**CHALLENGE:**
Copy all lines in which the word "this" can be found.

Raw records
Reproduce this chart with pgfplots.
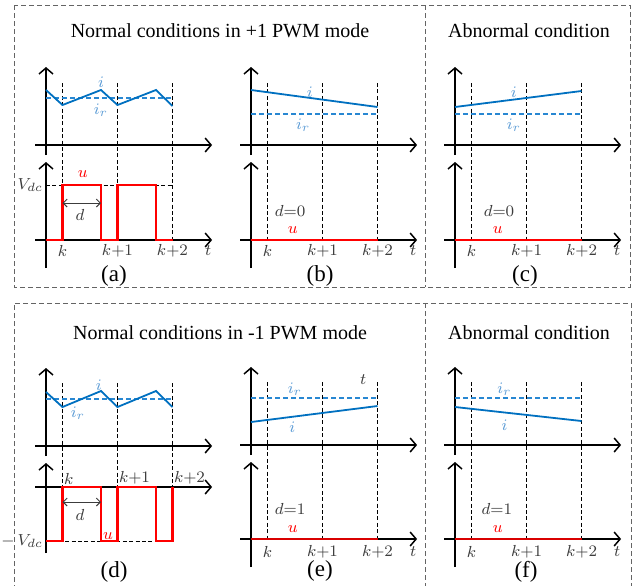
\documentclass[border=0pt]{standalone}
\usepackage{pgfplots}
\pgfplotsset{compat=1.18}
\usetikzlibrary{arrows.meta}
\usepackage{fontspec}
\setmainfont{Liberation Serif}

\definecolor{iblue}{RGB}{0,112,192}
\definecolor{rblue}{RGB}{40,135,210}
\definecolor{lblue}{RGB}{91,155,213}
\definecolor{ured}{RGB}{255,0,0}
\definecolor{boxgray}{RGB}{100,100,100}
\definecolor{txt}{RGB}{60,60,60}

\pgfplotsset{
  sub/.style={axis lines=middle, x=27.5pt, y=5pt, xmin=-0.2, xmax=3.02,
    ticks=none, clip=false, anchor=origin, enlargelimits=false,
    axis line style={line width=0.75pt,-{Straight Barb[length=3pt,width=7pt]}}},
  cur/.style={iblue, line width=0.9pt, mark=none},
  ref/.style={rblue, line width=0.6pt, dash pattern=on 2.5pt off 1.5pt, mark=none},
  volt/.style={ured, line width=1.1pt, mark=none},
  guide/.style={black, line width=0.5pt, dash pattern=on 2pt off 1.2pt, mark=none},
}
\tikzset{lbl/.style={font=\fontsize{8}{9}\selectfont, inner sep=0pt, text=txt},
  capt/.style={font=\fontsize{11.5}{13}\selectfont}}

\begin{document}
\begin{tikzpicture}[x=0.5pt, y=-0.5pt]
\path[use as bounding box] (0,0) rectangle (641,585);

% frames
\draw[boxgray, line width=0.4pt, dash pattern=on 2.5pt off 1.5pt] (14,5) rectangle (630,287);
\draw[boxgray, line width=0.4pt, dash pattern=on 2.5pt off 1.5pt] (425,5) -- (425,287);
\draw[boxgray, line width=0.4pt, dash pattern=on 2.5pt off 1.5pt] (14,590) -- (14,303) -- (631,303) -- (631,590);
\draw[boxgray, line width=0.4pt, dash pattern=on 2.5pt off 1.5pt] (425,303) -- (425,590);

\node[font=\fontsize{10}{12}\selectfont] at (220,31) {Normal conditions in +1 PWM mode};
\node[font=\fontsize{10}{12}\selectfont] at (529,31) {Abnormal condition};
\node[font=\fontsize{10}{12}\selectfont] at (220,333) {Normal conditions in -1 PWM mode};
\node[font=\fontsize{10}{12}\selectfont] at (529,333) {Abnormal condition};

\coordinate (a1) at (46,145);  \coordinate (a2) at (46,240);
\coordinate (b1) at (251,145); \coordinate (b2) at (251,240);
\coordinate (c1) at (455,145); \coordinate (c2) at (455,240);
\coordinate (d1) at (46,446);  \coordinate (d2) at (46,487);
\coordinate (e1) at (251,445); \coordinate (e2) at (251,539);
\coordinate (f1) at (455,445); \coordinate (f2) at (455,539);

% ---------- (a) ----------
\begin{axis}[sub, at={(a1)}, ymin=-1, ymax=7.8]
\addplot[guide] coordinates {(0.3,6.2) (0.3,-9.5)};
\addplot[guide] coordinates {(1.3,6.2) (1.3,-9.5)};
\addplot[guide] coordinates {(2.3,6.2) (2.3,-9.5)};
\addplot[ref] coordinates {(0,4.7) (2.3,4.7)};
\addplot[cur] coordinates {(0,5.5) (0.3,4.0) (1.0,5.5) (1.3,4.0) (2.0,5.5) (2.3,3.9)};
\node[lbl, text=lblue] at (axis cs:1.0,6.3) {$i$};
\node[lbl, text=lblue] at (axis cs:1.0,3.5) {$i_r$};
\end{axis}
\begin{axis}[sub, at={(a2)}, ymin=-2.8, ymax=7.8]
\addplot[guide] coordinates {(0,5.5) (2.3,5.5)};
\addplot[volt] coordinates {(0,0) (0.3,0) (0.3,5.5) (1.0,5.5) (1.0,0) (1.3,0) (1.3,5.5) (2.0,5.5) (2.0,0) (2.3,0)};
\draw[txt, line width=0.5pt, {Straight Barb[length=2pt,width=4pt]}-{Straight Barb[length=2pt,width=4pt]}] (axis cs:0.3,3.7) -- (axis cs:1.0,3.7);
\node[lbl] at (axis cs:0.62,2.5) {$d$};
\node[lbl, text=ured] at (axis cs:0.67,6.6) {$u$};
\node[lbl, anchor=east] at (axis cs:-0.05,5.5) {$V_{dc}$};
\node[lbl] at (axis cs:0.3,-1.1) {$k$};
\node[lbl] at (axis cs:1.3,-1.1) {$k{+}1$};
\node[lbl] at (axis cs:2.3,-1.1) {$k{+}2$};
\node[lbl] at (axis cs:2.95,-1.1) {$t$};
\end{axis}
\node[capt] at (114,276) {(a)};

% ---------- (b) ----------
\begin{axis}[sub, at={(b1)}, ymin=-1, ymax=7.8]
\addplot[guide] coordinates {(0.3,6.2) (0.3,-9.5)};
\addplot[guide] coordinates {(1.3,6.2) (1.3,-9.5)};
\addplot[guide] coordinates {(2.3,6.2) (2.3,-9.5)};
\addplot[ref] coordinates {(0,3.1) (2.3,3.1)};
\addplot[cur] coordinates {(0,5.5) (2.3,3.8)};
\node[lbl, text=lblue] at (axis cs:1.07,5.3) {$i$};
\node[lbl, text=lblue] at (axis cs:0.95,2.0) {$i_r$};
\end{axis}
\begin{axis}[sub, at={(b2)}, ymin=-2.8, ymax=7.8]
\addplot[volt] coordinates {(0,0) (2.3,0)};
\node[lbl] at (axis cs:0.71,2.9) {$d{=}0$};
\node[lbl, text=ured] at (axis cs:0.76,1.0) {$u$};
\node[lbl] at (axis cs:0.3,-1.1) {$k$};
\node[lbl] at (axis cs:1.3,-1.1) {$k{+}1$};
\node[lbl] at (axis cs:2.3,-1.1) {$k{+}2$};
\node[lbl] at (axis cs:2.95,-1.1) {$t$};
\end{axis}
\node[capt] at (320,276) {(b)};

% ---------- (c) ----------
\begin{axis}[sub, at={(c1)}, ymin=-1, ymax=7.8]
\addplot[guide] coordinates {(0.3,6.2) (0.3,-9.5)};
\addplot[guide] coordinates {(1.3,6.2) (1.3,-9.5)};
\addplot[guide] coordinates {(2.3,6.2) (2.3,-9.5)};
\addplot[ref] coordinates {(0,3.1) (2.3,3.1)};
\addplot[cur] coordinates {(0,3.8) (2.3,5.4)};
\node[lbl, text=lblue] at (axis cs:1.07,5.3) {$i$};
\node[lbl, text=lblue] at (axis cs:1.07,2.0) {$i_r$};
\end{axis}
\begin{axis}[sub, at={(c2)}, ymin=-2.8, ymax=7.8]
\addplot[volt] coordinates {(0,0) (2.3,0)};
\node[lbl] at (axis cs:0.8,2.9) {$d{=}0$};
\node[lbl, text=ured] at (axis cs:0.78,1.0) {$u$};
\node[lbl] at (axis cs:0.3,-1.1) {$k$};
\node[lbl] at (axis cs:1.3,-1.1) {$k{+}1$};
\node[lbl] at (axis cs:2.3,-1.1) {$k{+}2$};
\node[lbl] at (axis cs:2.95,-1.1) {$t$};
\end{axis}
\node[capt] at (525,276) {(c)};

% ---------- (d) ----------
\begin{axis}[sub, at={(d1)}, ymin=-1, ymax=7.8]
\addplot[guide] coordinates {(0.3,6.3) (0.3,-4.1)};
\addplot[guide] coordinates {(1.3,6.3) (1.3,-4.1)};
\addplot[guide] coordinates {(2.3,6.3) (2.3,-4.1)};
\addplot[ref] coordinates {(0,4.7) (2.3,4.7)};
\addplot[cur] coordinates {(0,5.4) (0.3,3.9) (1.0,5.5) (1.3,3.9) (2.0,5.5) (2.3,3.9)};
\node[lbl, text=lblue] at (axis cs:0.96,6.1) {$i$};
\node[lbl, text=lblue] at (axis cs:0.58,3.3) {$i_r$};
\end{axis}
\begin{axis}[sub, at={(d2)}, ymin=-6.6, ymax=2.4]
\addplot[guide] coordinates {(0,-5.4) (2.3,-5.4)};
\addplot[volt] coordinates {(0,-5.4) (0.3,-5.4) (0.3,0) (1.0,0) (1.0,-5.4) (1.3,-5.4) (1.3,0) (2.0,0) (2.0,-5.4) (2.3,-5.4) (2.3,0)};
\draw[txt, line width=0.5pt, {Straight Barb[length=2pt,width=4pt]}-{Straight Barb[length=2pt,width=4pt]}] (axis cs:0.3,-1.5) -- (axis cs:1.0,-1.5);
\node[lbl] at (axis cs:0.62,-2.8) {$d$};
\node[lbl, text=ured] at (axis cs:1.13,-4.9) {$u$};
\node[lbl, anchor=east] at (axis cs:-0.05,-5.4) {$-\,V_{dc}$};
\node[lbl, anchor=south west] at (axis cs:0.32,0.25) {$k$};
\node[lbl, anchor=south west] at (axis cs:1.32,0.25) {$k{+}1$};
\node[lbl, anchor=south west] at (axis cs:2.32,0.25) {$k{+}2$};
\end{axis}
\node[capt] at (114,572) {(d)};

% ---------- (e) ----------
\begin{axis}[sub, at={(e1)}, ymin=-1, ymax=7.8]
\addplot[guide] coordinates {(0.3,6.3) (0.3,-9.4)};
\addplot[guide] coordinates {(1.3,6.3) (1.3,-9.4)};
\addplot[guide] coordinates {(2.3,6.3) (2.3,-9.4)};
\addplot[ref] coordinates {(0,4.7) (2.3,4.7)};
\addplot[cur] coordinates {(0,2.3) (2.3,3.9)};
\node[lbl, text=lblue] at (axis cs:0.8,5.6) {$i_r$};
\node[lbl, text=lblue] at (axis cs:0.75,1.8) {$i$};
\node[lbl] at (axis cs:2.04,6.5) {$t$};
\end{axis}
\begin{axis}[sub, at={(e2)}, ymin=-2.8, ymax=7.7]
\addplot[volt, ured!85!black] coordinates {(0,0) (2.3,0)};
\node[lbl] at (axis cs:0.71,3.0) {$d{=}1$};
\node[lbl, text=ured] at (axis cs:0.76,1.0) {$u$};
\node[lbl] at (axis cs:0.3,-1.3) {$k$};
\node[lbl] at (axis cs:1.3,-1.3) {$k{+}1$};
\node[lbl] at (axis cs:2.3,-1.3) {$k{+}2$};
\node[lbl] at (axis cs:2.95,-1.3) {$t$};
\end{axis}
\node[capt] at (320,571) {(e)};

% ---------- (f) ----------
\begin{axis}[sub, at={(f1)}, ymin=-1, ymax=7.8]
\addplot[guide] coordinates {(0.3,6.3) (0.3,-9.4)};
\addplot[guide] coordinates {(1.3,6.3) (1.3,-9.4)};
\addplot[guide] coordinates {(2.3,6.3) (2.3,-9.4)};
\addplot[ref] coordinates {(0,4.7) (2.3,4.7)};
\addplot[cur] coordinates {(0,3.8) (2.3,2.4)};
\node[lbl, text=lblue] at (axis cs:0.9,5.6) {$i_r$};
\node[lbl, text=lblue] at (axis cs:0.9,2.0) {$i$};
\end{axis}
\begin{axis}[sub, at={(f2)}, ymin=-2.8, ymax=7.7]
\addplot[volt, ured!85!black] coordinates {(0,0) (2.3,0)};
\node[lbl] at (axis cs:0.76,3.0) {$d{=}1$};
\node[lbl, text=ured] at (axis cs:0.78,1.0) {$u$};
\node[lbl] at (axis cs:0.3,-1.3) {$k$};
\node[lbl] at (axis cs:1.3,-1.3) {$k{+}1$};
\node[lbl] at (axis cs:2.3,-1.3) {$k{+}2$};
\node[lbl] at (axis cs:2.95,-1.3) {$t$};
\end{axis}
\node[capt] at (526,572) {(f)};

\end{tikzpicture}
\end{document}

---

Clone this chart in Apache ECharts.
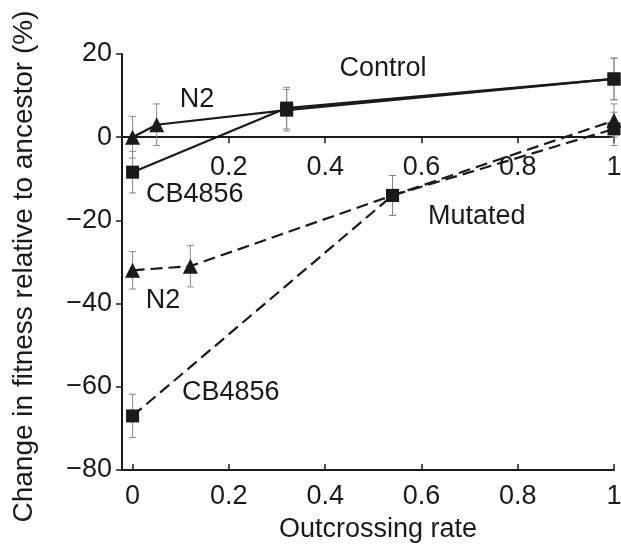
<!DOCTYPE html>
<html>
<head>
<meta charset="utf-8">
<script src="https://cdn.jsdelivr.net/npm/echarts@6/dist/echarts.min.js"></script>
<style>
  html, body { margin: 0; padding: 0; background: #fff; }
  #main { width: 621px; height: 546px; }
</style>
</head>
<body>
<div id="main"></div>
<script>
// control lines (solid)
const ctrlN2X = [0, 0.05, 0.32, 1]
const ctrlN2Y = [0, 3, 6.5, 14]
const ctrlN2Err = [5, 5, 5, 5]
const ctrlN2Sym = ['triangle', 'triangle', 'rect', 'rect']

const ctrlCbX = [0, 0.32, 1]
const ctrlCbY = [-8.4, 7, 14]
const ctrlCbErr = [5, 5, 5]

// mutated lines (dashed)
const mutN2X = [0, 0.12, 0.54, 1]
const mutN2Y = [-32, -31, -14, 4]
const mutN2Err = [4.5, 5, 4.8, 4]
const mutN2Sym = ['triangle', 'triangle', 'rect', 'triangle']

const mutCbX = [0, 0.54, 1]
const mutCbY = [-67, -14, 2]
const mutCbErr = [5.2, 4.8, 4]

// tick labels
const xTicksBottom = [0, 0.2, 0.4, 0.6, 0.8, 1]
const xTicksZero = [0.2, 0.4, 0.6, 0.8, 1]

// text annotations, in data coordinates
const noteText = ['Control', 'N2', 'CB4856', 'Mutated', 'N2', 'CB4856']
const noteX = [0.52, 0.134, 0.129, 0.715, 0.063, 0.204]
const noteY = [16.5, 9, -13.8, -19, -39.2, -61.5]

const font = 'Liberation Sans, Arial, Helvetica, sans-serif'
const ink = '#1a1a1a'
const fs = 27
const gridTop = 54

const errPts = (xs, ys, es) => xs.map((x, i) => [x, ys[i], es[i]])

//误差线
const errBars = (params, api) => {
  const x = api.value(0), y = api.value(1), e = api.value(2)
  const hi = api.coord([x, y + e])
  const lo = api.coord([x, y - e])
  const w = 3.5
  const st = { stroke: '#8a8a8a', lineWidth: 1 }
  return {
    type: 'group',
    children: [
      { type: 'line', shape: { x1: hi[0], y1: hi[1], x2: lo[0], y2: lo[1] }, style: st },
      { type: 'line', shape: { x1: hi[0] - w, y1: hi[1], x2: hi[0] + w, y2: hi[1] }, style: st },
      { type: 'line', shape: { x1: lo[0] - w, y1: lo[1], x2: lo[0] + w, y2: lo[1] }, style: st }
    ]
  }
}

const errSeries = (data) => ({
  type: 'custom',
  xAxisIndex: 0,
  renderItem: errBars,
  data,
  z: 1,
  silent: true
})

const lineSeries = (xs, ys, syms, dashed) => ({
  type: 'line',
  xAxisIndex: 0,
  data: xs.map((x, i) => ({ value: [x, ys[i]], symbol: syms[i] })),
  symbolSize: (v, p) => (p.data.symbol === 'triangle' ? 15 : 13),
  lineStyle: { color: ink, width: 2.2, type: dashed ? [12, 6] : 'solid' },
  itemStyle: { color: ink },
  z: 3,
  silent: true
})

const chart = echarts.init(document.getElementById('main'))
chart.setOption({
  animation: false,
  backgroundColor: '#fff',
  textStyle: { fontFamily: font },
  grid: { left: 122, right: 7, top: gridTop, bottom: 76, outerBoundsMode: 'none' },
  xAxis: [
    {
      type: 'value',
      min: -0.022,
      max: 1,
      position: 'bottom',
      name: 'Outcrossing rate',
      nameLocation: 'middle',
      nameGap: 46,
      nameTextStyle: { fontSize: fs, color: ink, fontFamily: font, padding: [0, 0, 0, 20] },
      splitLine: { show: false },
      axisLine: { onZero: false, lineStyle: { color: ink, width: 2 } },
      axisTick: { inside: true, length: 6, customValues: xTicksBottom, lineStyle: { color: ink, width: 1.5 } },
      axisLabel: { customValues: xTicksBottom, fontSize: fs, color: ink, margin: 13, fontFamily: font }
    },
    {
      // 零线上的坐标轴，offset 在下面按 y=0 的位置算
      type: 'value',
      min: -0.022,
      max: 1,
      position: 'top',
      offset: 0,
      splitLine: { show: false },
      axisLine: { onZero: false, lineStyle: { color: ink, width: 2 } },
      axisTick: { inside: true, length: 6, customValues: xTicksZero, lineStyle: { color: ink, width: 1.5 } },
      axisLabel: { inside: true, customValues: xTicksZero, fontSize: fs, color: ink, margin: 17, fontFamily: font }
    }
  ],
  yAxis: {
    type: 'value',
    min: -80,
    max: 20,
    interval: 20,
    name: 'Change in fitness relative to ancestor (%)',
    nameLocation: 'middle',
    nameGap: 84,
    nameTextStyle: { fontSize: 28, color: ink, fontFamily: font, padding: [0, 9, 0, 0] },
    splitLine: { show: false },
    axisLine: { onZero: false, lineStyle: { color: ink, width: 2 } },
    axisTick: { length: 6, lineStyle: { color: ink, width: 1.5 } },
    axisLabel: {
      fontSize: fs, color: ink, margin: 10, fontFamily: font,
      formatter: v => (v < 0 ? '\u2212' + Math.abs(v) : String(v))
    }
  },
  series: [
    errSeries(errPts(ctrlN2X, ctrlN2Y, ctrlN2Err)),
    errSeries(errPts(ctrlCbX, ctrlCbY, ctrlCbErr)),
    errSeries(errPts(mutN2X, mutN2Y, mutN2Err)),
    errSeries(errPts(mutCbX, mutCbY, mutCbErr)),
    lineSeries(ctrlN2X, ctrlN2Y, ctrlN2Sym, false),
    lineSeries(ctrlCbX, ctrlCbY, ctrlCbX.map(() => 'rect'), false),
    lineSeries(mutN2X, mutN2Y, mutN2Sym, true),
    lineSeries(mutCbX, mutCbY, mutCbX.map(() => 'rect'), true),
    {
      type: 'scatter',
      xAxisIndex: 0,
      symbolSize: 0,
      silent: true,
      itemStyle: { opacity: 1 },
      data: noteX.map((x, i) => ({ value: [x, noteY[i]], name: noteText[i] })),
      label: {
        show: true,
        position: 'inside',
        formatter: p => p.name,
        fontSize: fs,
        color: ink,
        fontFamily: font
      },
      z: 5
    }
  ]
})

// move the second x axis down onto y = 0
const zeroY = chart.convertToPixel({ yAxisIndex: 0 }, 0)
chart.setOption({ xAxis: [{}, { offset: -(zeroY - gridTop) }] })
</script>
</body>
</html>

* * *

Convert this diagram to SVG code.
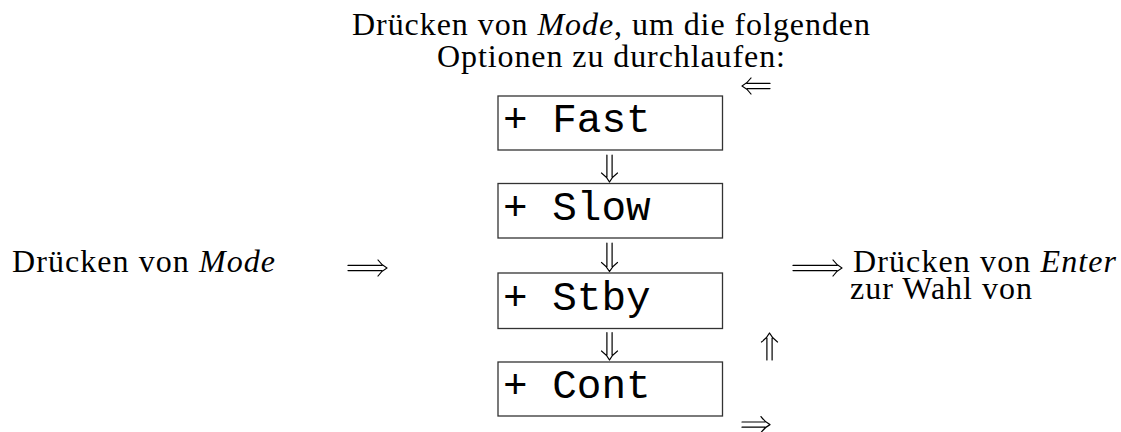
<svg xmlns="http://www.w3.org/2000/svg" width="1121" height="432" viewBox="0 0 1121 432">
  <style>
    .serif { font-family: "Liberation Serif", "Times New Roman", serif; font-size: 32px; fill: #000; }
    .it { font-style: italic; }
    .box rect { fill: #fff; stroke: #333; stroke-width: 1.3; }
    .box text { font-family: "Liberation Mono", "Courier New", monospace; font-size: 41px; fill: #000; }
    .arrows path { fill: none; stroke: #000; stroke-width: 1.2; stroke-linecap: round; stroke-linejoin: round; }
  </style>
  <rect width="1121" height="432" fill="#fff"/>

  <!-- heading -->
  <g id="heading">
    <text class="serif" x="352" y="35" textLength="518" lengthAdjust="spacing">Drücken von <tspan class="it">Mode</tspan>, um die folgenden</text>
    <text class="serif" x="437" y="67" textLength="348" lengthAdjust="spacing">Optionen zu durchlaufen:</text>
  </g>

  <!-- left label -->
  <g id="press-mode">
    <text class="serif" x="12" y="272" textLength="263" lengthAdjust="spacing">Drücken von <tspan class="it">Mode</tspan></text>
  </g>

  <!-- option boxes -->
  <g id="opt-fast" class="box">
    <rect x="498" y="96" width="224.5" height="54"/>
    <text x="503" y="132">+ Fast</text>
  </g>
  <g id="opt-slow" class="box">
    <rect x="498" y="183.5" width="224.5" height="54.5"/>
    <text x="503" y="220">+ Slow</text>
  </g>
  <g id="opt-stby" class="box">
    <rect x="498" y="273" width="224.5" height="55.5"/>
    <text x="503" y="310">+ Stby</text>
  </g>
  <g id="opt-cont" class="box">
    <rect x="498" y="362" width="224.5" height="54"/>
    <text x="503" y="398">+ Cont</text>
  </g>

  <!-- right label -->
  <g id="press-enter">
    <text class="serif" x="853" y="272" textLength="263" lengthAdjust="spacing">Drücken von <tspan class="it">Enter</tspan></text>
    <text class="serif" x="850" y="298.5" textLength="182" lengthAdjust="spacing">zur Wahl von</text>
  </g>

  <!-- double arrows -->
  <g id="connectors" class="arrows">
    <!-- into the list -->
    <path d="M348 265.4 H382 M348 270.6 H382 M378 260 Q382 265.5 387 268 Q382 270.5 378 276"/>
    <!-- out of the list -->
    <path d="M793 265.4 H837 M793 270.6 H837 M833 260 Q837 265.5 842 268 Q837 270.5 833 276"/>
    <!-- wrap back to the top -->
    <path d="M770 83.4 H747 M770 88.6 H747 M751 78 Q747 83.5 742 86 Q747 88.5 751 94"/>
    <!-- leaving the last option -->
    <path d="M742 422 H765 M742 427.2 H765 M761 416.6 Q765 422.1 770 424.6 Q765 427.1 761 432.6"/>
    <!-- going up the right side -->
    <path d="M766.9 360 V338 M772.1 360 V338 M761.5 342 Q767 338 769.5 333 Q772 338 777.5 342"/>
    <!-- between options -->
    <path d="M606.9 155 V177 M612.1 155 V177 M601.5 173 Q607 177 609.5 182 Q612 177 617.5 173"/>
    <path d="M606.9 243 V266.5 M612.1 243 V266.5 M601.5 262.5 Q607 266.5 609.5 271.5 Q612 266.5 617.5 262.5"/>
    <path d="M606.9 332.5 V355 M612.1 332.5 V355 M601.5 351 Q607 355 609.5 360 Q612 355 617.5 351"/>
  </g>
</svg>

**PROBLEM SOLUTION:**
Reproduce this chart with pgfplots.
Clone this chart in Apache ECharts.
Convert this diagram to SVG code.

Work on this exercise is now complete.